The steel stock could see higher highs after announcing it would “seriously consider reinstituting a dividend,”
In fact, according to Street Insider, CEO Lourenco Goncalves said on the company’s Q1 earnings call: “We will continue to pay down debt. So, this number will continue to be reduced towards the end of the year. And at a certain point, we are going to seriously consider reinstituting a dividend. At this point, a dividend is not being instituted right now because we feel like we are getting more bang for the buck by paying down debt.”
All after posted Q1 earnings.
For the quarter, the company said revenue came in at $5.94 billion, as compared to $4 billion year over year. Analysts were looking for $5.4 billion. EPS came in at $1.50, as compared to seven cents year over year. Analysts were looking for $1.40.

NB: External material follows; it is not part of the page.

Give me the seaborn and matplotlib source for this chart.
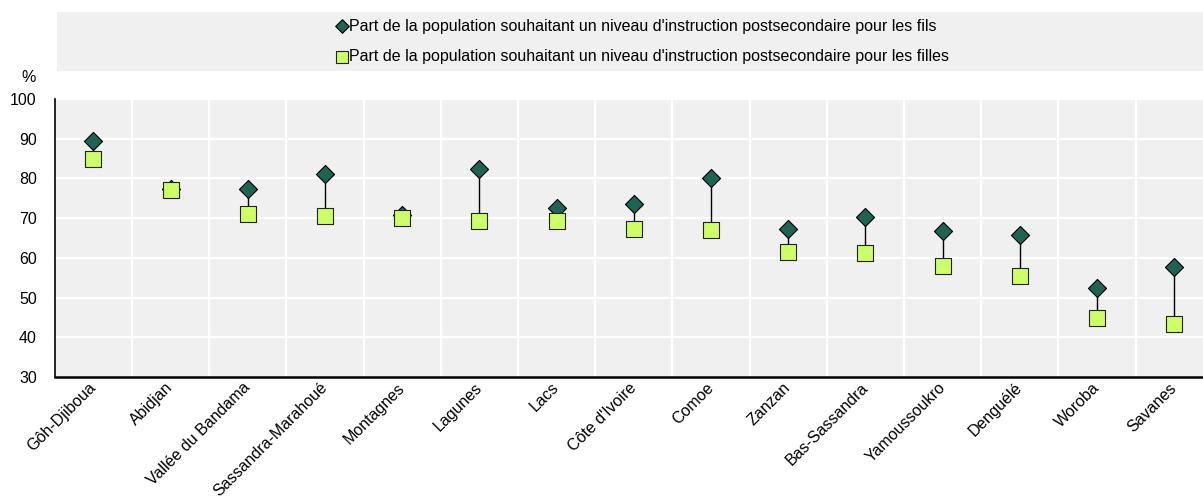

The company also increased its full-year 2022 average selling price expectation by $220 to $1,445 per net ton, compared to its previous guidance of $1,225 per net ton. The increase is driven by higher-than-expected prices on renewals of fixed-price contracts resetting April 1; higher expected spreads between hot-rolled and cold-rolled steel; and a higher futures curve that currently implies an average hot-rolled coil price of $1,300 per net ton for the full-year 2022, as noted by MarketWatch.
Helping, earlier this week, Credit Suisse raised its price target on CLF to $37 from $34.
After running from $16 in February to $30.35, we’d like to see the CLF stock break from consolidation. If it can, we believe the stock can test $35, $40, long-term.